GIVEN EXERCISE: Output the material below unchanged, apart from leaving out the pictures.

SUPPLIED DATA:

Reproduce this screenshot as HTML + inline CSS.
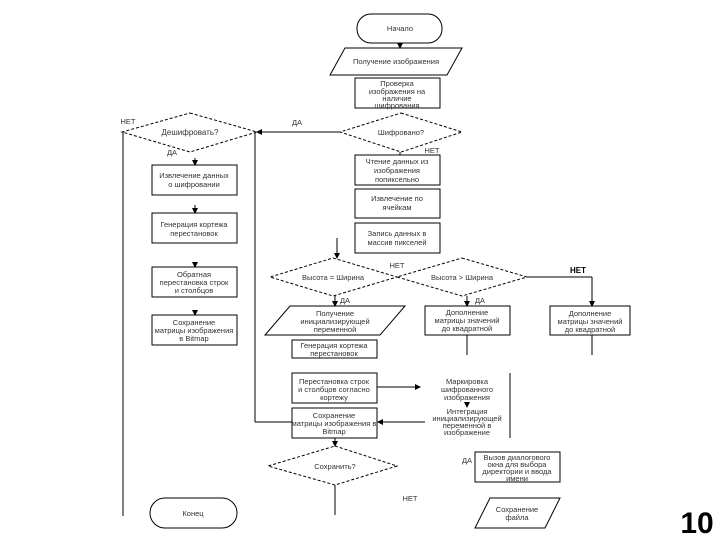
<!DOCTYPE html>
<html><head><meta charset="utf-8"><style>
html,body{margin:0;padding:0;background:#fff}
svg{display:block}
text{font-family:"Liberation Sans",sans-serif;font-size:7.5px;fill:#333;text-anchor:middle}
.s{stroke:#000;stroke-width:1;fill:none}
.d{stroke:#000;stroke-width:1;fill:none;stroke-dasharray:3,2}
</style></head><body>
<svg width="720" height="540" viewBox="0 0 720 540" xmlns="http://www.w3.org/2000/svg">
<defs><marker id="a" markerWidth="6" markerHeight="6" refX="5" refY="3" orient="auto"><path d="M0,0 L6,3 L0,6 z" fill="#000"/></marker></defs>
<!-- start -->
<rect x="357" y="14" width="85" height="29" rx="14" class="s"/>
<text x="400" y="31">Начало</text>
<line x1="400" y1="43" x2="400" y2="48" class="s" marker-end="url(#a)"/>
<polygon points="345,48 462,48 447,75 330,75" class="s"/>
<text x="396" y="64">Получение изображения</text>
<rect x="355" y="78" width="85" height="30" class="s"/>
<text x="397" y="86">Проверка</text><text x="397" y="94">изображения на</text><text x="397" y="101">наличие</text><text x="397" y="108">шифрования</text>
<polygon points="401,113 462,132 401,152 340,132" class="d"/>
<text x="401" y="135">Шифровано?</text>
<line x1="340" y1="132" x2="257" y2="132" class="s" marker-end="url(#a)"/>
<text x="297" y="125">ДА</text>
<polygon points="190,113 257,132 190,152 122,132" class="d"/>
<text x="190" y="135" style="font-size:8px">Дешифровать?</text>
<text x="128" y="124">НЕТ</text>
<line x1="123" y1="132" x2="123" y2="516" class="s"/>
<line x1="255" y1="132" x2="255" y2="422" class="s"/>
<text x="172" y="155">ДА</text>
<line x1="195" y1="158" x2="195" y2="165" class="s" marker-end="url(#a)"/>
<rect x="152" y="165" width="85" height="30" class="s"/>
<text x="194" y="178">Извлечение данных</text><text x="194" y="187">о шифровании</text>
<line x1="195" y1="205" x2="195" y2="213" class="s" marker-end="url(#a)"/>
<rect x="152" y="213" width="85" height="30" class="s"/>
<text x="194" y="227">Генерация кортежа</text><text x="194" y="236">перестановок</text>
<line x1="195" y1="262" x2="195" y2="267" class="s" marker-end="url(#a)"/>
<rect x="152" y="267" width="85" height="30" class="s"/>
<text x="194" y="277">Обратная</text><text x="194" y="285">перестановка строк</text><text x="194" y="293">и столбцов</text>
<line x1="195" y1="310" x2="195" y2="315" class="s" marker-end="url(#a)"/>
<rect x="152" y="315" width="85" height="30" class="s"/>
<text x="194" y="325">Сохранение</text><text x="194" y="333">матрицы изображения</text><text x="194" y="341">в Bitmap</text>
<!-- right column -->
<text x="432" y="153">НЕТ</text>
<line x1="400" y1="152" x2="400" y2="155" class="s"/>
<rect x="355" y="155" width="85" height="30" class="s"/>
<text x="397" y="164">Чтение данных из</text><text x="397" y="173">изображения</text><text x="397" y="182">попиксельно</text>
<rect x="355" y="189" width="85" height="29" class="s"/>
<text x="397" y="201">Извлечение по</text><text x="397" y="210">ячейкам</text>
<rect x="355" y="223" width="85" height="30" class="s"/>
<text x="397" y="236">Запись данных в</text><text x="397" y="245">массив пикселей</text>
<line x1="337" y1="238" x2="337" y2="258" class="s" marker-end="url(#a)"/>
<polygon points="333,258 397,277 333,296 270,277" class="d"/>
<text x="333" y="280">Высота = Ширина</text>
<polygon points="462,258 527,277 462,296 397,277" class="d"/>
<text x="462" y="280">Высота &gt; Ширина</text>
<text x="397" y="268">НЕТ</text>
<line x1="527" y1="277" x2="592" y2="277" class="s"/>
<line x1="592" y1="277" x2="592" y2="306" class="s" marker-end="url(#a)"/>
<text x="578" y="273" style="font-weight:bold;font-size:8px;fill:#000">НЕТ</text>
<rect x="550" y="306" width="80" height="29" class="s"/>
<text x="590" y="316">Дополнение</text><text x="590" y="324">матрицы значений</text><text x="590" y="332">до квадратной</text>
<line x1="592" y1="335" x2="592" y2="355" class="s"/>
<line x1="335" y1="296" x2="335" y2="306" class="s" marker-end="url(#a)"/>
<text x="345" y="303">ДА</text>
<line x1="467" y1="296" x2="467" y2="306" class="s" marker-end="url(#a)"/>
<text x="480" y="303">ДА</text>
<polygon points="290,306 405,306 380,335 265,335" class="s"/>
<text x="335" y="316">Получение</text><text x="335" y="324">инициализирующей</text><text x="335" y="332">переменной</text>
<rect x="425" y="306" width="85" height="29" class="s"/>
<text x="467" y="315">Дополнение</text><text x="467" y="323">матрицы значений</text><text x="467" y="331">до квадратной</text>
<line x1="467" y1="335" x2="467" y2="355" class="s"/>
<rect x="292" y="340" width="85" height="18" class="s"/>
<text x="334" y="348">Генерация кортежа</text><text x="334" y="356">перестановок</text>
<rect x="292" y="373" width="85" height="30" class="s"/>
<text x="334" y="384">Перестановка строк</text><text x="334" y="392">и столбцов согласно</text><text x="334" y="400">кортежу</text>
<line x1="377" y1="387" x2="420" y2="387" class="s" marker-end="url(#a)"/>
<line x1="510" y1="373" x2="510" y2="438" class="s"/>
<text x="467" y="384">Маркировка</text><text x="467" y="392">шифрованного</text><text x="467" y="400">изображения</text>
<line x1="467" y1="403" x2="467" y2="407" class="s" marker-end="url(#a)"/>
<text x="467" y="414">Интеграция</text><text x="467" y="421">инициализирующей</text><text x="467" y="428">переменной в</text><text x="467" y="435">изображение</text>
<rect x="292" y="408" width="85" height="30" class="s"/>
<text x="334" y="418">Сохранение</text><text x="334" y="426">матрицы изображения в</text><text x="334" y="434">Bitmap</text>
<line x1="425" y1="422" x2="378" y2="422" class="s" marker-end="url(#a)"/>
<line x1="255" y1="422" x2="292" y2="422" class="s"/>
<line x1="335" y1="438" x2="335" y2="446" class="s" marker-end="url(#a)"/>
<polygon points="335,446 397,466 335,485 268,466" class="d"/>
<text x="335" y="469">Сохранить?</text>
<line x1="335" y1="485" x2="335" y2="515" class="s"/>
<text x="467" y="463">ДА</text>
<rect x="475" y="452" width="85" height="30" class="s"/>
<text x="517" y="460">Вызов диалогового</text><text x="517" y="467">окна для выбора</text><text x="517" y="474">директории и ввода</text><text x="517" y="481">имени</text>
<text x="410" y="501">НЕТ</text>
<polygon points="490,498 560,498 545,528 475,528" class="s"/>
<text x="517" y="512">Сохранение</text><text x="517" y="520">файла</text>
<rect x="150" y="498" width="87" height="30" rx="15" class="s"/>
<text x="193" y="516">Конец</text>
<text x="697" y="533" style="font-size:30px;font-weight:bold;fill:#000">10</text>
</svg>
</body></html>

REPLY TO THE EXERCISE:
Reproduce this screenshot as HTML + inline CSS.
<!DOCTYPE html>
<html><head><meta charset="utf-8"><style>
html,body{margin:0;padding:0;background:#fff}
svg{display:block}
text{font-family:"Liberation Sans",sans-serif;font-size:7.5px;fill:#333;text-anchor:middle}
.s{stroke:#000;stroke-width:1;fill:none}
.d{stroke:#000;stroke-width:1;fill:none;stroke-dasharray:3,2}
</style></head><body>
<svg width="720" height="540" viewBox="0 0 720 540" xmlns="http://www.w3.org/2000/svg">
<defs><marker id="a" markerWidth="6" markerHeight="6" refX="5" refY="3" orient="auto"><path d="M0,0 L6,3 L0,6 z" fill="#000"/></marker></defs>
<!-- start -->
<rect x="357" y="14" width="85" height="29" rx="14" class="s"/>
<text x="400" y="31">Начало</text>
<line x1="400" y1="43" x2="400" y2="48" class="s" marker-end="url(#a)"/>
<polygon points="345,48 462,48 447,75 330,75" class="s"/>
<text x="396" y="64">Получение изображения</text>
<rect x="355" y="78" width="85" height="30" class="s"/>
<text x="397" y="86">Проверка</text><text x="397" y="94">изображения на</text><text x="397" y="101">наличие</text><text x="397" y="108">шифрования</text>
<polygon points="401,113 462,132 401,152 340,132" class="d"/>
<text x="401" y="135">Шифровано?</text>
<line x1="340" y1="132" x2="257" y2="132" class="s" marker-end="url(#a)"/>
<text x="297" y="125">ДА</text>
<polygon points="190,113 257,132 190,152 122,132" class="d"/>
<text x="190" y="135" style="font-size:8px">Дешифровать?</text>
<text x="128" y="124">НЕТ</text>
<line x1="123" y1="132" x2="123" y2="516" class="s"/>
<line x1="255" y1="132" x2="255" y2="422" class="s"/>
<text x="172" y="155">ДА</text>
<line x1="195" y1="158" x2="195" y2="165" class="s" marker-end="url(#a)"/>
<rect x="152" y="165" width="85" height="30" class="s"/>
<text x="194" y="178">Извлечение данных</text><text x="194" y="187">о шифровании</text>
<line x1="195" y1="205" x2="195" y2="213" class="s" marker-end="url(#a)"/>
<rect x="152" y="213" width="85" height="30" class="s"/>
<text x="194" y="227">Генерация кортежа</text><text x="194" y="236">перестановок</text>
<line x1="195" y1="262" x2="195" y2="267" class="s" marker-end="url(#a)"/>
<rect x="152" y="267" width="85" height="30" class="s"/>
<text x="194" y="277">Обратная</text><text x="194" y="285">перестановка строк</text><text x="194" y="293">и столбцов</text>
<line x1="195" y1="310" x2="195" y2="315" class="s" marker-end="url(#a)"/>
<rect x="152" y="315" width="85" height="30" class="s"/>
<text x="194" y="325">Сохранение</text><text x="194" y="333">матрицы изображения</text><text x="194" y="341">в Bitmap</text>
<!-- right column -->
<text x="432" y="153">НЕТ</text>
<line x1="400" y1="152" x2="400" y2="155" class="s"/>
<rect x="355" y="155" width="85" height="30" class="s"/>
<text x="397" y="164">Чтение данных из</text><text x="397" y="173">изображения</text><text x="397" y="182">попиксельно</text>
<rect x="355" y="189" width="85" height="29" class="s"/>
<text x="397" y="201">Извлечение по</text><text x="397" y="210">ячейкам</text>
<rect x="355" y="223" width="85" height="30" class="s"/>
<text x="397" y="236">Запись данных в</text><text x="397" y="245">массив пикселей</text>
<line x1="337" y1="238" x2="337" y2="258" class="s" marker-end="url(#a)"/>
<polygon points="333,258 397,277 333,296 270,277" class="d"/>
<text x="333" y="280">Высота = Ширина</text>
<polygon points="462,258 527,277 462,296 397,277" class="d"/>
<text x="462" y="280">Высота &gt; Ширина</text>
<text x="397" y="268">НЕТ</text>
<line x1="527" y1="277" x2="592" y2="277" class="s"/>
<line x1="592" y1="277" x2="592" y2="306" class="s" marker-end="url(#a)"/>
<text x="578" y="273" style="font-weight:bold;font-size:8px;fill:#000">НЕТ</text>
<rect x="550" y="306" width="80" height="29" class="s"/>
<text x="590" y="316">Дополнение</text><text x="590" y="324">матрицы значений</text><text x="590" y="332">до квадратной</text>
<line x1="592" y1="335" x2="592" y2="355" class="s"/>
<line x1="335" y1="296" x2="335" y2="306" class="s" marker-end="url(#a)"/>
<text x="345" y="303">ДА</text>
<line x1="467" y1="296" x2="467" y2="306" class="s" marker-end="url(#a)"/>
<text x="480" y="303">ДА</text>
<polygon points="290,306 405,306 380,335 265,335" class="s"/>
<text x="335" y="316">Получение</text><text x="335" y="324">инициализирующей</text><text x="335" y="332">переменной</text>
<rect x="425" y="306" width="85" height="29" class="s"/>
<text x="467" y="315">Дополнение</text><text x="467" y="323">матрицы значений</text><text x="467" y="331">до квадратной</text>
<line x1="467" y1="335" x2="467" y2="355" class="s"/>
<rect x="292" y="340" width="85" height="18" class="s"/>
<text x="334" y="348">Генерация кортежа</text><text x="334" y="356">перестановок</text>
<rect x="292" y="373" width="85" height="30" class="s"/>
<text x="334" y="384">Перестановка строк</text><text x="334" y="392">и столбцов согласно</text><text x="334" y="400">кортежу</text>
<line x1="377" y1="387" x2="420" y2="387" class="s" marker-end="url(#a)"/>
<line x1="510" y1="373" x2="510" y2="438" class="s"/>
<text x="467" y="384">Маркировка</text><text x="467" y="392">шифрованного</text><text x="467" y="400">изображения</text>
<line x1="467" y1="403" x2="467" y2="407" class="s" marker-end="url(#a)"/>
<text x="467" y="414">Интеграция</text><text x="467" y="421">инициализирующей</text><text x="467" y="428">переменной в</text><text x="467" y="435">изображение</text>
<rect x="292" y="408" width="85" height="30" class="s"/>
<text x="334" y="418">Сохранение</text><text x="334" y="426">матрицы изображения в</text><text x="334" y="434">Bitmap</text>
<line x1="425" y1="422" x2="378" y2="422" class="s" marker-end="url(#a)"/>
<line x1="255" y1="422" x2="292" y2="422" class="s"/>
<line x1="335" y1="438" x2="335" y2="446" class="s" marker-end="url(#a)"/>
<polygon points="335,446 397,466 335,485 268,466" class="d"/>
<text x="335" y="469">Сохранить?</text>
<line x1="335" y1="485" x2="335" y2="515" class="s"/>
<text x="467" y="463">ДА</text>
<rect x="475" y="452" width="85" height="30" class="s"/>
<text x="517" y="460">Вызов диалогового</text><text x="517" y="467">окна для выбора</text><text x="517" y="474">директории и ввода</text><text x="517" y="481">имени</text>
<text x="410" y="501">НЕТ</text>
<polygon points="490,498 560,498 545,528 475,528" class="s"/>
<text x="517" y="512">Сохранение</text><text x="517" y="520">файла</text>
<rect x="150" y="498" width="87" height="30" rx="15" class="s"/>
<text x="193" y="516">Конец</text>
<text x="697" y="533" style="font-size:30px;font-weight:bold;fill:#000">10</text>
</svg>
</body></html>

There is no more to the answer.